What we find in general in these papers is not an ecclesiastical ideology, liberal or otherwise; nor an insistence on interpreting the conciliar documents in just this way; nor an interpretation of the Council that stress a continuity with previous centuries or a radical discontinuity with what went before; but an understanding of the Council being an event which opened new possibilities which would be part of a process of development that would continue long after the Council itself was over.

The title of Paul Lakeland's opening paper ‘Lumen Gentium: The Unfinished Business’ sums up this approach. Lakeland adopts “renewal” as his watchword and he focuses on four theologians of the Council, all born coincidentally in 1904: Lonergan, Rahner, Congar and John Courtney Murray, to help us understand how the Council began this process of renewal and how it might be continued. He points to Yves Congar, one of the architects of Lumen Gentium, having second-thoughts about some of his earlier ideas which had influenced LG, as an example of why it is important “not to canonize the particular insights of LG. If aggiornamento/ressourcement is the theological method of refreshing the Church, it is the method rather than this or that particular judgment that needs to be the focus of unfinished business.”

Karen Kilby recommends Karl Rahner in a comparable way. She expresses reservations about some of his particular judgments and proposals, some of which are now just taken for granted and some of which seem more a transient product of the 60s, but what we can learn is “something to do with broad orientation, with tone, manner, with underlying presuppositions and approach…elusive and hard to pin down” perhaps but which is “enormously important for theology”. Kilby also tells us how Rahner stressed the temporality of the Church, its historical situatedness in the world. Paul Hypher draws on his experience as a student, hearing Rahner lecture in Austria, to place Rahner in his own historical context in order to provide a framework for a broader understanding of his theology.

Kilby lists things that certainly have changed since the Council and tells how Rahner (presciently in the light of some later trends) emphasised their irreversibility. Stephen Bullivant chronicles one of these changes: the Church's attitude to atheism and atheists, from a pre-conciliar antagonism and condemnation to dialogue based on a wish for mutual understanding. Anthony Carroll shows how such changes, encapsulated in Gaudium et Spes, opened new ways for Catholics to approach the world outside the Church, which in turn saw the beginning of a Catholic theology of modernity. As the Catholic Church had rejected modernity (and specifically what it called “modernism”) before the Council, a Protestant, and largely German Protestant theory of the modern, derived principally from Max Weber, dominated. That is, before it got secularised more recently. Now, Carroll argues, a specifically Catholic theology awaits development which relates the Church to culture (and which appreciates ways in which the Church has in fact fostered this relationship in its past) but which eschews relativism and an aggressive secularity, a theology which acknowledges the world but does not cave in to all its values.
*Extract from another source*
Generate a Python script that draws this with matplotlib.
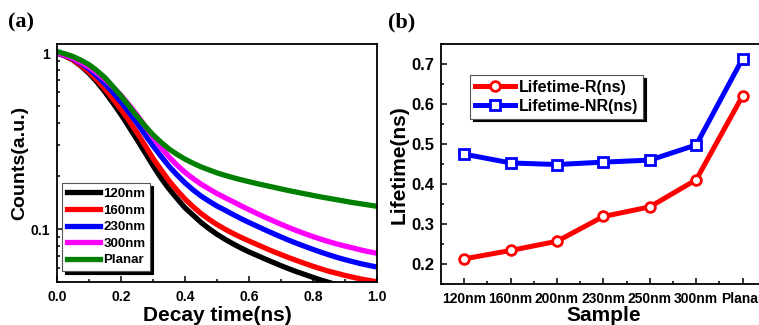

At the conference Anthony Towey led an interactive session which analysed the constitution on scripture, Dei Verbum, and asked if it was still “fit for purpose”. The document was still able to elicit a very positive response, despite the expression of some minor reservations about particular issues such as inerrancy. Here in this collection we have Towey's account of the production of Dei Verbum and how it helped change Catholic attitudes to the Bible and initiated a new wave of scholarship.

James Leachman's approach to liturgy after Vatican II is rather different. Taking for granted liturgical developments since the Council, he introduces us to a method he has developed for analysing one particular liturgical text – the collect – as a way of renewing our appreciation of ancient traditions and new developments. All this is in the name of making the richness of the liturgy more accessible, in parallel with the work of his colleague, Daniel McCarth (happily present at the conference) in his weekly column in The Tablet.

Despite the Council not having produced a document on moral teaching, it had a profound effect on how Catholics think about moral matters. Gerard Mannion surveys the shift in attitudes generally in moral thinking and in methods among moral theologians that had begun even before the Council had met, changes which continued in the period that saw the publication of Paul VI's Humanae vitae and the reactions that followed. He hopes for a time when the Church might relax its need for certitude in these matters.

Finally Jim Sweeney brings us full circle by asking how the Council will be remembered: as embodying doctrine expressed permanently in texts, or as an event that brought fresh attitudes and perspectives into the Church. He emphatically suggests the latter. However, in his sociological analysis, Sweeney lists those areas where what the Council promised has even now not been fulfilled, as he responds to the revisionist interpretation of the history of the Council that some think is being devised to minimise the changes that the Council Fathers hoped for. So the business of Vatican II goes on, taking the best traditions of the past into an ever-changing future.